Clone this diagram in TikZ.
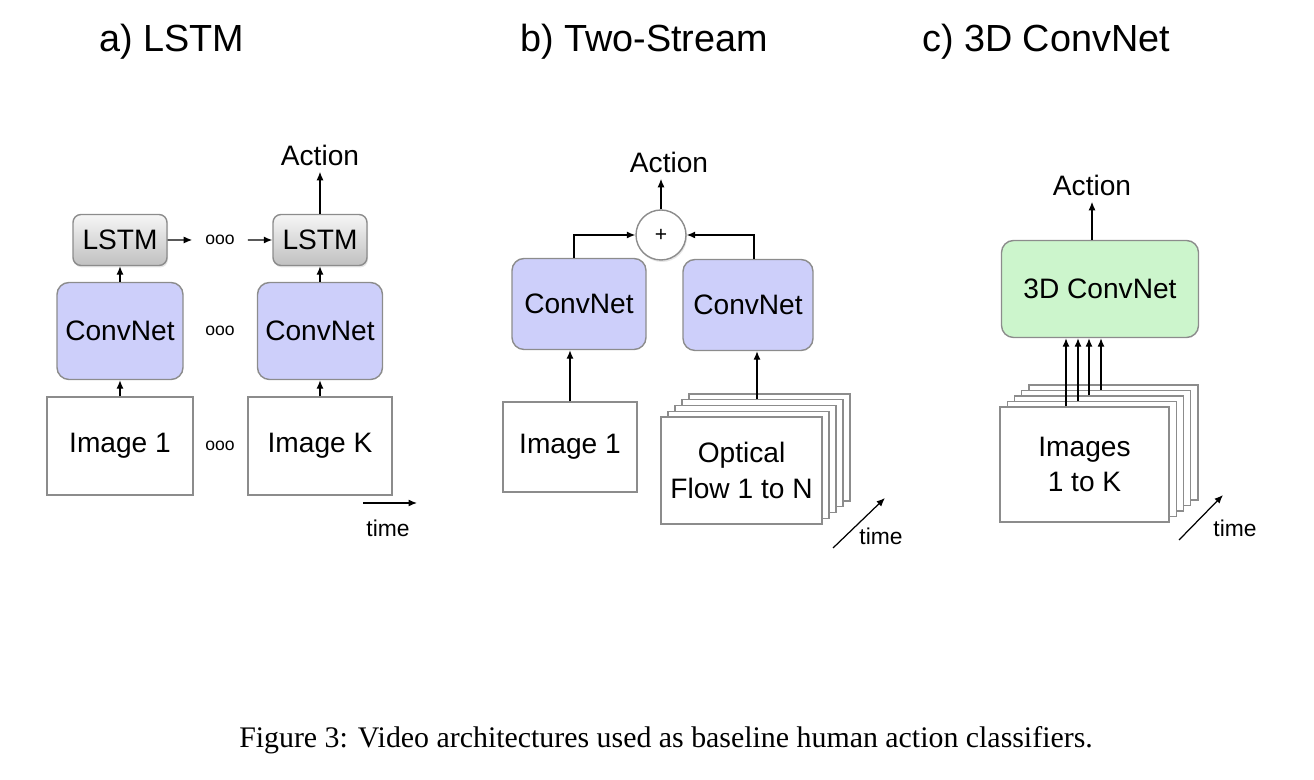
\documentclass[tikz,border=0pt]{standalone}
\usepackage{fontspec}
\setmainfont{Liberation Sans}
\newfontfamily\capfont{Liberation Serif}
\usetikzlibrary{arrows.meta,calc,shadows}
\definecolor{boxgray}{RGB}{140,140,140}
\definecolor{convblue}{RGB}{205,207,250}
\definecolor{greenbox}{RGB}{204,245,204}
\definecolor{lstmtop}{RGB}{246,246,246}
\definecolor{lstmbot}{RGB}{192,192,192}

\begin{document}
\begin{tikzpicture}[>={Latex[length=1.7mm,width=1.4mm]}, line width=0.7pt,
	img/.style = {draw=boxgray, fill=white, line width=0.8pt, inner sep=0pt, align=center, font=\fontsize{16}{20}\selectfont},
	conv/.style = {draw=boxgray, fill=convblue, line width=0.8pt, rounded corners=0.24cm, inner sep=0pt, font=\fontsize{16}{20}\selectfont},
	lstm/.style = {draw=boxgray, top color=lstmtop, bottom color=lstmbot, line width=0.8pt, rounded corners=0.16cm, inner sep=0pt,
		minimum width=1.88cm, minimum height=1.02cm, font=\fontsize{16}{20}\selectfont,
		drop shadow={opacity=0.2, shadow xshift=0.02cm, shadow yshift=-0.04cm}},
	lbl/.style = {font=\fontsize{16}{20}\selectfont},
	title/.style = {font=\fontsize{21.5}{26}\selectfont},
	tlbl/.style = {font=\fontsize{13}{16}\selectfont},
	dots/.style = {font=\fontsize{10}{12}\selectfont, inner xsep=0.25cm}]
	\useasboundingbox (0,0) rectangle (26.28,15.6);

	% titles
	\node[title] (ta) at (3.44,14.76) {a) LSTM};
	\node[title] (tb) at (12.88,14.76) {b) Two-Stream};
	\node[title] (tc) at (20.92,14.76) {c) 3D ConvNet};

	% a) LSTM
	\node[img, minimum width=2.92cm, minimum height=1.96cm] (img1a) at (2.40,6.68) {Image 1};
	\node[img, minimum width=2.88cm, minimum height=1.96cm] (imgKa) at (6.40,6.68) {Image K};
	\node[conv, minimum width=2.52cm, minimum height=1.94cm, node distance=2.30cm] (conv1a) [above of=img1a] {ConvNet};
	\node[conv, minimum width=2.50cm, minimum height=1.94cm, node distance=2.30cm] (convKa) [above of=imgKa] {ConvNet};
	\node[lstm, node distance=1.82cm] (lstm1) [above of=conv1a] {LSTM};
	\node[lstm, node distance=1.82cm] (lstmK) [above of=convKa] {LSTM};
	\node[lbl, node distance=1.70cm] (acta) [above of=lstmK] {Action};
	\node[dots] (dl) at ($(lstm1)!0.5!(lstmK)$) {ooo};
	\node[dots] (dc) at ($(conv1a)!0.5!(convKa)$) {ooo};
	\node[dots] (di) at ($(img1a)!0.5!(imgKa)$) {ooo};
	\coordinate (ta0) at (7.26,5.54);
	\coordinate (ta1) at (8.34,5.54);
	\node[tlbl] (tima) at (7.76,5.04) {time};

	\draw[->] (img1a) -- (conv1a);
	\draw[->] (imgKa) -- (convKa);
	\draw[->] (conv1a) -- (lstm1);
	\draw[->] (convKa) -- (lstmK);
	\draw[->] (lstmK) -- (acta);
	\draw[->] (lstm1) -- (dl);
	\draw[->] (dl) -- (lstmK);
	\draw[->] (ta0) -- (ta1);

	% b) Two-Stream
	\node[img, minimum width=2.68cm, minimum height=1.80cm] (img1b) at (11.40,6.66) {Image 1};
	\node[conv, minimum width=2.68cm, minimum height=1.82cm, node distance=2.86cm, xshift=0.18cm] (conv1b) [above of=img1b] {ConvNet};
	\node[conv, minimum width=2.60cm, minimum height=1.82cm] (conv2b) at (14.96,9.50) {ConvNet};
	\foreach \i in {4,3,2,1}
		\node[img, minimum width=3.22cm, minimum height=2.14cm] (flow\i) at ({14.83+0.14*\i},{6.19+0.115*\i}) {};
	\node[img, minimum width=3.22cm, minimum height=2.14cm] (flow0) at (14.83,6.19) {Optical\\Flow 1 to N};
	\node[draw=boxgray, fill=white, circle, line width=0.8pt, minimum size=1.0cm, inner sep=0pt, font=\fontsize{12}{14}\selectfont,
		drop shadow={opacity=0.2, shadow xshift=0.02cm, shadow yshift=-0.04cm}] (plus) at (13.22,10.90) {+};
	\node[lbl] (actb) at (13.38,12.36) {Action};
	\coordinate (tb0) at (16.66,4.64);
	\coordinate (tb1) at (17.70,5.64);
	\node[tlbl] (timb) at (17.62,4.88) {time};

	\draw[->] (img1b) -- (img1b |- conv1b.south);
	\draw[->] ([xshift=-0.11cm]flow3.north) -- ([xshift=-0.11cm]flow3.north |- conv2b.south);
	\draw[->] ([xshift=-0.1cm]conv1b.north) |- (plus.west);
	\draw[->] ([xshift=0.12cm]conv2b.north) |- (plus.east);
	\draw[->] (plus) -- (plus |- actb.south);
	\draw[->] (tb0) -- (tb1);

	% c) 3D ConvNet
	\node[conv, fill=greenbox, minimum width=3.94cm, minimum height=1.94cm] (conv3d) at (22.00,9.82) {3D ConvNet};
	\node[lbl] (actc) at (21.84,11.90) {Action};
	\foreach \i in {4,3,2,1}
		\node[img, minimum width=3.38cm, minimum height=2.30cm] (imgc\i) at ({21.69+0.145*\i},{6.31+0.11*\i}) {};
	\node[img, minimum width=3.38cm, minimum height=2.30cm] (imgc0) at (21.69,6.31) {Images\\1 to K};
	\coordinate (tc0) at (23.58,4.80);
	\coordinate (tc1) at (24.46,5.70);
	\node[tlbl] (timc) at (24.70,5.04) {time};

	\foreach \i/\x in {0/21.32, 1/21.56, 2/21.78, 3/22.02} {
		\coordinate (x\i) at (\x,0);
		\draw[->] (imgc\i.north -| x\i) -- (conv3d.south -| x\i);
	}
	\draw[->] (actc |- conv3d.north) -- (actc);
	\draw[->] (tc0) -- (tc1);

	% caption
	\node[font=\capfont\fontsize{17}{20}\selectfont] (cap) at (13.32,0.80) {Figure 3: Video architectures used as baseline human action classifiers.};
\end{tikzpicture}
\end{document}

- [Problem to work on]:
Copy nothing but the lines from the first one in the listing through the line with "(tc) at (20.92,14.76)", and omit the pictures.

- [Problem solution]:
Clone this diagram in TikZ.
\documentclass[tikz,border=0pt]{standalone}
\usepackage{fontspec}
\setmainfont{Liberation Sans}
\newfontfamily\capfont{Liberation Serif}
\usetikzlibrary{arrows.meta,calc,shadows}
\definecolor{boxgray}{RGB}{140,140,140}
\definecolor{convblue}{RGB}{205,207,250}
\definecolor{greenbox}{RGB}{204,245,204}
\definecolor{lstmtop}{RGB}{246,246,246}
\definecolor{lstmbot}{RGB}{192,192,192}

\begin{document}
\begin{tikzpicture}[>={Latex[length=1.7mm,width=1.4mm]}, line width=0.7pt,
	img/.style = {draw=boxgray, fill=white, line width=0.8pt, inner sep=0pt, align=center, font=\fontsize{16}{20}\selectfont},
	conv/.style = {draw=boxgray, fill=convblue, line width=0.8pt, rounded corners=0.24cm, inner sep=0pt, font=\fontsize{16}{20}\selectfont},
	lstm/.style = {draw=boxgray, top color=lstmtop, bottom color=lstmbot, line width=0.8pt, rounded corners=0.16cm, inner sep=0pt,
		minimum width=1.88cm, minimum height=1.02cm, font=\fontsize{16}{20}\selectfont,
		drop shadow={opacity=0.2, shadow xshift=0.02cm, shadow yshift=-0.04cm}},
	lbl/.style = {font=\fontsize{16}{20}\selectfont},
	title/.style = {font=\fontsize{21.5}{26}\selectfont},
	tlbl/.style = {font=\fontsize{13}{16}\selectfont},
	dots/.style = {font=\fontsize{10}{12}\selectfont, inner xsep=0.25cm}]
	\useasboundingbox (0,0) rectangle (26.28,15.6);

	% titles
	\node[title] (ta) at (3.44,14.76) {a) LSTM};
	\node[title] (tb) at (12.88,14.76) {b) Two-Stream};
	\node[title] (tc) at (20.92,14.76) {c) 3D ConvNet};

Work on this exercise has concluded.